Upper Elementary Ages 9 to 12 Years
Children in Upper Elementary cross the bridge between learning by hands-on experiences and the abstract understanding of concepts. With a strong foundation in basic skills and a broad cultural overview, Upper Elementary students inquire more deeply into academic studies. They engage in more complicated work integrating a variety of skills, and as their abilities expand, so does their learning environment, as students participate in overnight outings, field trips, and cultural exhibitions.
Upper Elementary is a time when children’s cognitive activities and mental operations become time-efficient, precise, and flexible in accommodating a wide variety of academic and social challenges. Self-expression, particularly among peers, becomes a priority. Upper Elementary children enjoy expressing personal opinions and perspectives and discussing those of their peer group. Tremendous effort is required by children to develop and use the appropriate vocabulary, grammatical structures, thinking strategies, and behaviors that are specific to the demands of particular situations. Grace and courtesy take on more importance than ever in the Upper Elementary years as children mature into adolescence.
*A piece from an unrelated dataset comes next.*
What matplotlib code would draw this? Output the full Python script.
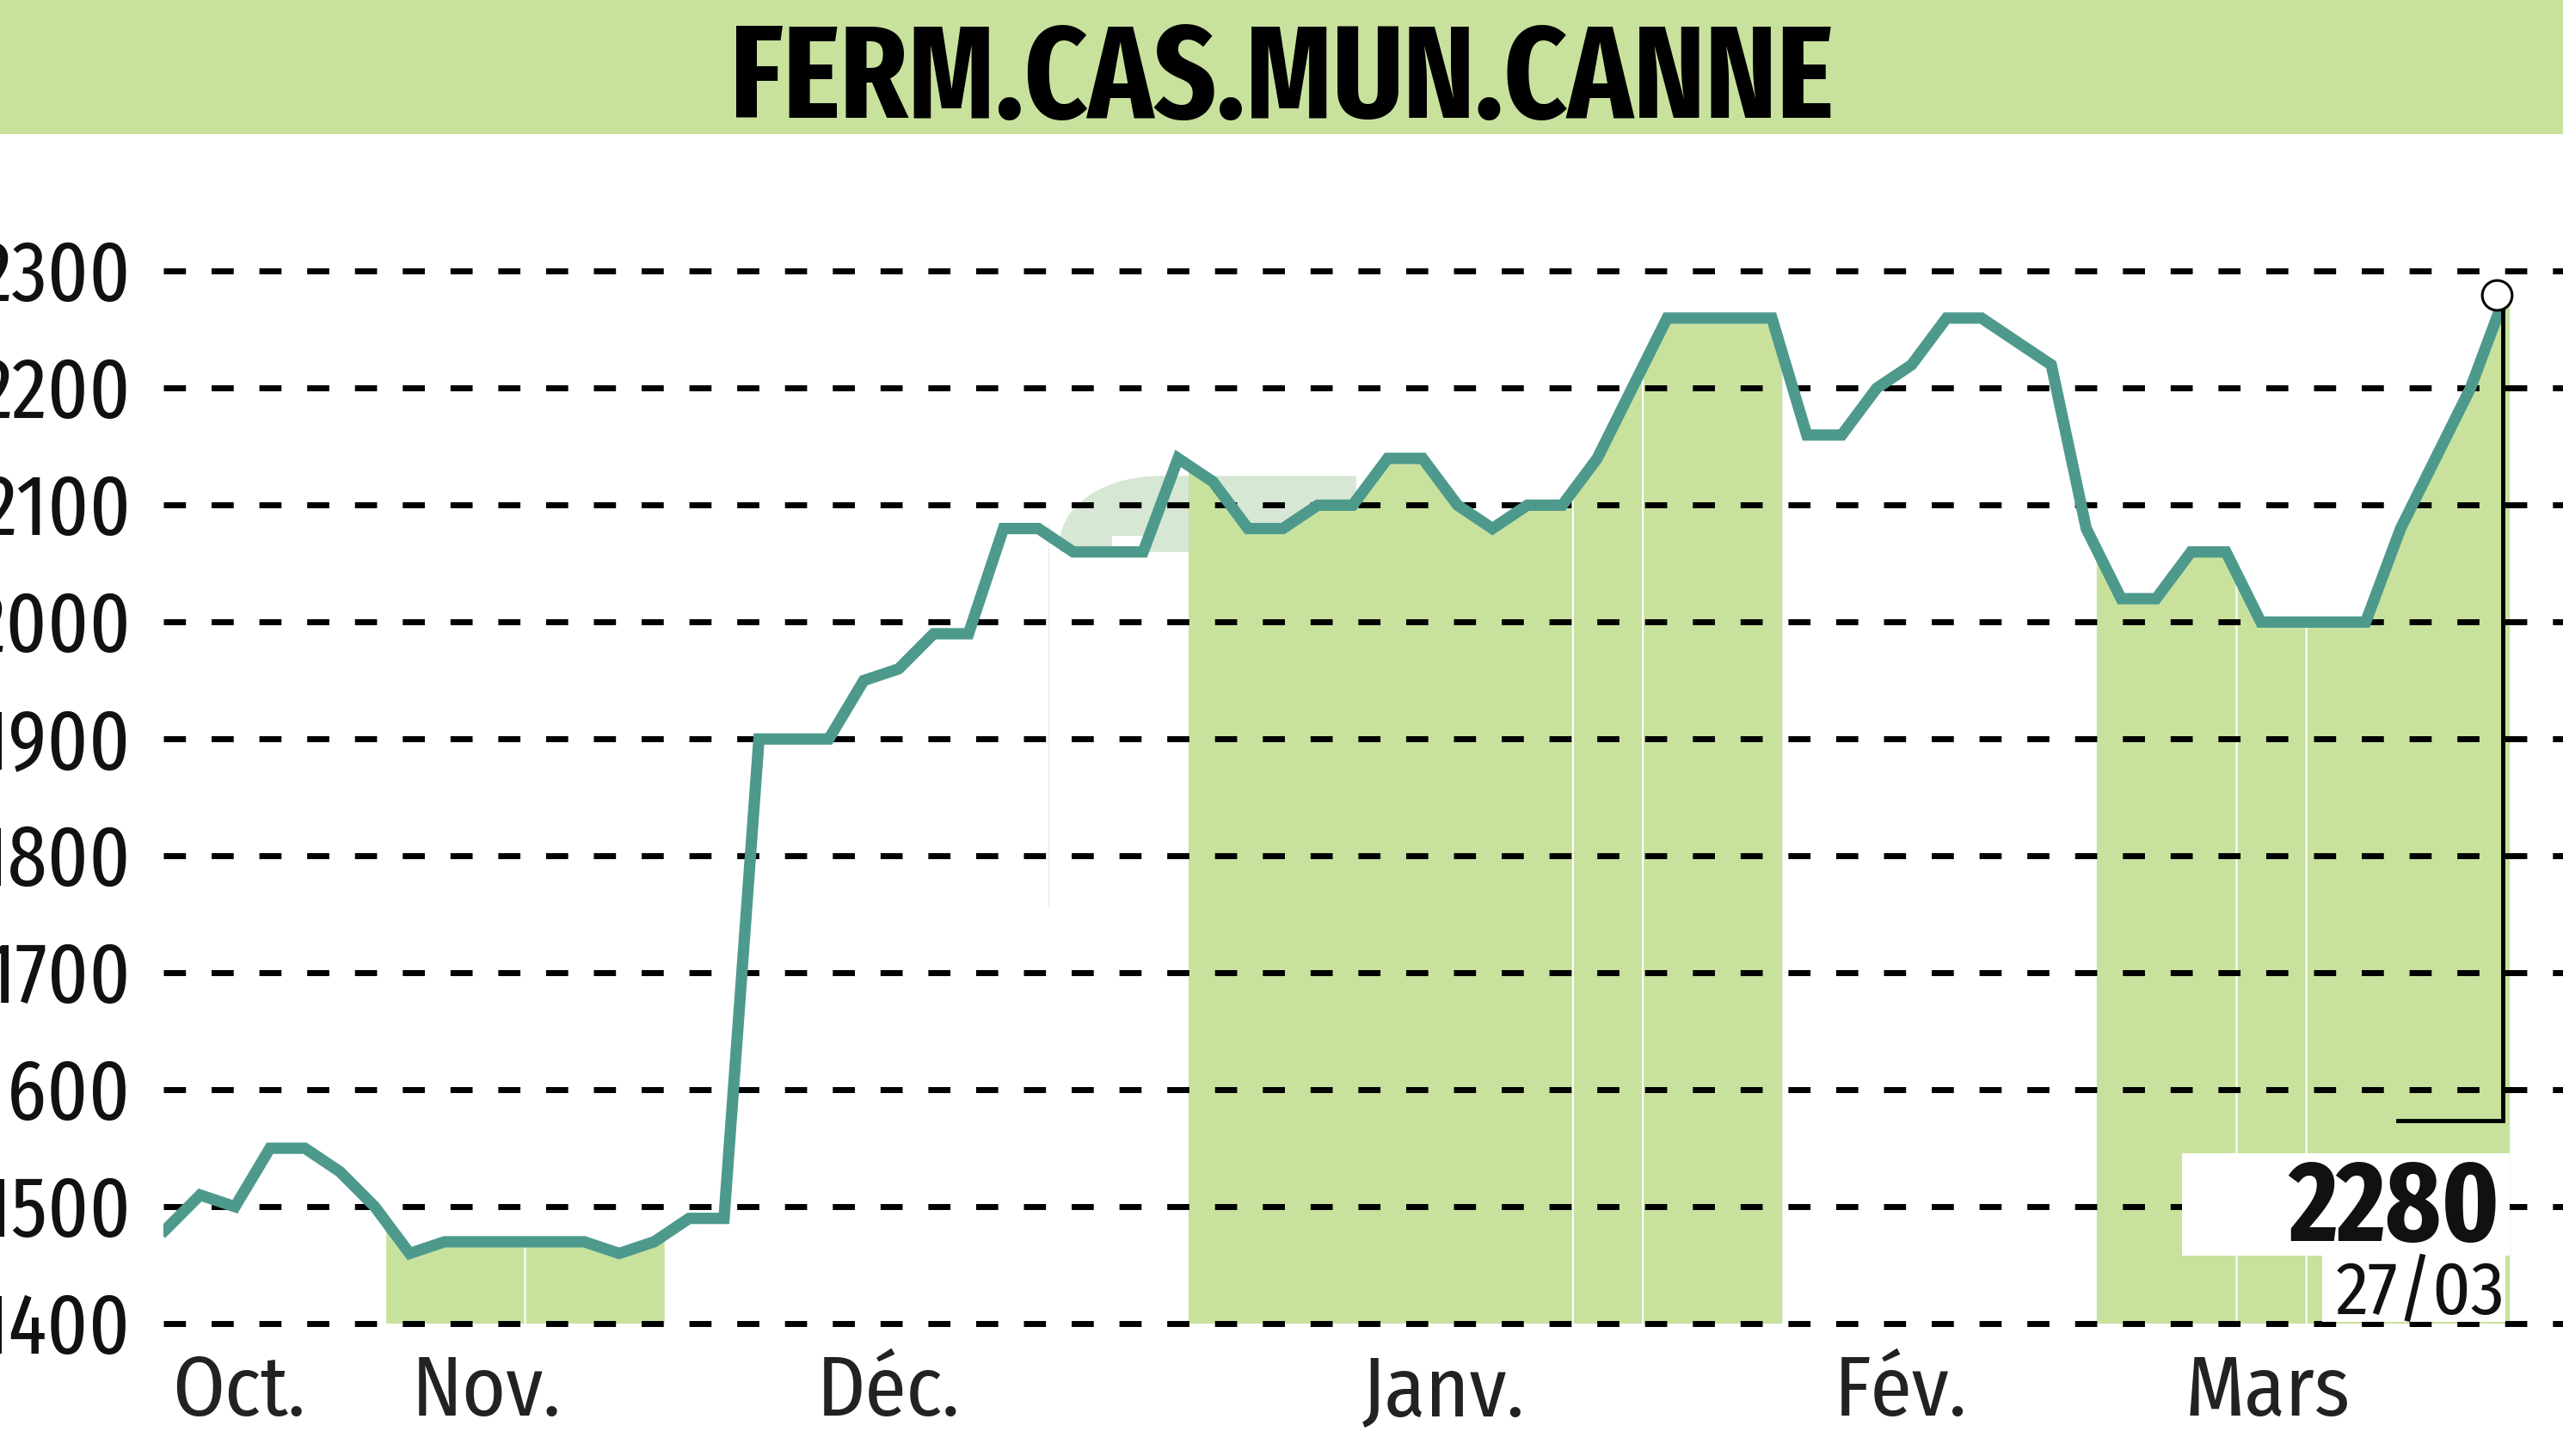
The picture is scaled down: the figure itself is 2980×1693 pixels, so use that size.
import numpy as np
import matplotlib
matplotlib.use("Agg")
import matplotlib.pyplot as plt
from matplotlib import transforms, font_manager
from matplotlib.patches import Rectangle, Polygon

TITLE = "FERM.CAS.MUN.CANNE"

# closing prices, one point per sampled session
prices = [1480, 1510, 1500, 1550, 1550, 1530, 1500, 1460, 1470, 1470,
          1470, 1470, 1470, 1460, 1470, 1490, 1490, 1900, 1900, 1900,
          1950, 1960, 1990, 1990, 2080, 2080, 2060, 2060, 2060, 2140,
          2120, 2080, 2080, 2100, 2100, 2140, 2140, 2100, 2080, 2100,
          2100, 2140, 2200, 2260, 2260, 2260, 2260, 2160, 2160, 2200,
          2220, 2260, 2260, 2240, 2220, 2080, 2020, 2020, 2060, 2060,
          2000, 2000, 2000, 2000, 2080, 2140, 2200, 2280]

yticks = [1400, 1500, 1600, 1700, 1800, 1900, 2000, 2100, 2200, 2300]
month_labels = ["Oct.", "Nov.", "Déc.", "Janv.", "Fév.", "Mars"]
month_pos = [2.1, 9.2, 20.7, 36.6, 49.7, 60.2]

# shaded bands (index ranges)
bands = [(6.33, 10.28), (10.33, 14.3),
         (29.3, 40.28), (40.33, 42.28), (42.33, 46.3),
         (55.3, 59.28), (59.33, 61.28), (61.33, 67.13)]

last_label = "2280"
last_date = "27/03"

GREEN = "#c8e29e"
TEAL = "#4d9a8d"


def pick(cands):
    have = {f.name for f in font_manager.fontManager.ttflist}
    for c in cands:
        if c in have:
            return [c, "DejaVu Sans"]
    return ["DejaVu Sans"]


BOLD_FONT = pick(["Fira Sans Extra Condensed", "PT Sans Narrow", "Roboto Condensed",
                  "Fira Sans Condensed", "Archivo Narrow", "Liberation Sans Narrow"])
NARROW = pick(["Fira Sans Condensed", "PT Sans Narrow", "Roboto Condensed",
               "Archivo Narrow", "Liberation Sans Narrow"])
XNARROW = pick(["Fira Sans Extra Condensed", "PT Sans Narrow", "Roboto Condensed",
                "Liberation Sans Narrow"])

W, H = 2980, 1693
fig = plt.figure(figsize=(W / 100, H / 100), dpi=100)

# title banner
fig.patches.append(Rectangle((0, 1 - 156 / H), 1, 156 / H, transform=fig.transFigure,
                             facecolor=GREEN, edgecolor="none", zorder=0))
title = fig.text(0.5, 1 - 137 / H, TITLE, ha="center", va="baseline", fontsize=110,
                 fontweight="bold", family=BOLD_FONT, color="#000000")
renderer = fig.canvas.get_renderer()
tw = title.get_window_extent(renderer).width
if tw > 1283:
    title.set_fontsize(110 * 1283 / tw)

ax = fig.add_axes([190 / W, 1 - 1560 / H, 1 - 190 / W, (1560 - 170) / H])
ax.set_xlim(-0.05, 68.65)
ax.set_ylim(1384.6, 2407)
ax.set_axis_off()

x = np.arange(len(prices))
y = np.array(prices, dtype=float)

# faint logo watermark behind the curve
t = np.linspace(np.pi, np.pi / 2, 40)
arc = np.column_stack([28.47 + 2.85 * np.cos(t), 2068 + 57 * np.sin(t)])
wm = np.vstack([arc, [[34.1, 2125], [34.1, 2060], [25.62, 2060]]])
ax.add_patch(Polygon(wm, closed=True, facecolor="#d6e7d3", edgecolor="none", zorder=0.5))
ax.add_patch(Rectangle((27.1, 2040), 1.0, 34, facecolor="white", edgecolor="none", zorder=0.6))
ax.plot([25.3, 25.3], [1756, 2084], color="#ececec", lw=1, zorder=0.5)

for a, b in bands:
    xs = np.concatenate([[a], x[(x > a) & (x < b)], [b]])
    ys = np.interp(xs, x, y)
    ax.fill_between(xs, 1400, ys, facecolor=GREEN, edgecolor="none", zorder=1)

for v in yticks:
    ax.axhline(v, color="black", lw=5, linestyle=(0, (3.7, 4.3)), zorder=2)

ax.plot(x, y, color=TEAL, lw=9.5, solid_joinstyle="miter", zorder=3)

# last value marker and callout
xl, yl = x[-1], y[-1]
ax.plot([xl - 0.07, xl - 0.07, 63.93], [yl, 1574, 1574], color="black", lw=3.5,
        zorder=4, solid_joinstyle="miter")
ax.plot(xl - 0.25, yl, "o", ms=25, mfc="white", mec="black", mew=2.2, zorder=5)

ax.add_patch(Rectangle((57.75, 1458), 9.38, 88, facecolor="white", edgecolor="none", zorder=5))
ax.add_patch(Rectangle((61.76, 1401.5), 5.24, 57, facecolor="white", edgecolor="none", zorder=5))
ax.text(66.86, 1471, last_label, ha="right", va="baseline", fontsize=96,
        fontweight="bold", family=BOLD_FONT, color="#111111", zorder=6)
ax.text(66.98, 1408, last_date, ha="right", va="baseline", fontsize=62,
        family=NARROW, color="#111111", zorder=6)

# y labels
fs_y = 72
ytrans = transforms.blended_transform_factory(fig.transFigure, ax.transData)
yoff = transforms.ScaledTranslation(0, -0.35 * fs_y / 72, fig.dpi_scale_trans)
for v in yticks:
    ax.text(152 / W, v, str(v), transform=ytrans + yoff, ha="right", va="baseline",
            fontsize=fs_y, family=XNARROW, color="#111111")

# month labels
xtrans = transforms.blended_transform_factory(ax.transData, fig.transFigure)
for lab, pos in zip(month_labels, month_pos):
    ax.text(pos, 1 - 1646 / H, lab, transform=xtrans, ha="center", va="baseline",
            fontsize=70, family=NARROW, color="#222222")

fig.savefig("out.png", dpi=100)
Upper Elementary Growth Focus Areas
Upper Elementary Curriculum
In the Upper Elementary program, students inquire more deeply into advanced mathematics, literature, writing, geography, world history, science, and technology while basic skills and cultural studies continue to be emphasized. Students engage in major projects over extended durations that involve the integration of multiple academic subjects and various skills. Students are guided to achieve levels of academic competency in individualized curriculums while developing the social skills necessary to contribute meaningfully as members of the classroom community. There is a strong inclination for Upper Elementary children to work more in the abstract rather than the physical. However, when students encounter challenges that require them to clarify key concepts, they can refer to familiar Montessori materials in the classroom. As children mature emotionally, moral issues become increasingly important. Children in Upper Elementary begin to develop an understanding of the relationships that exist between individuality, culture, and assimilation into a broader community.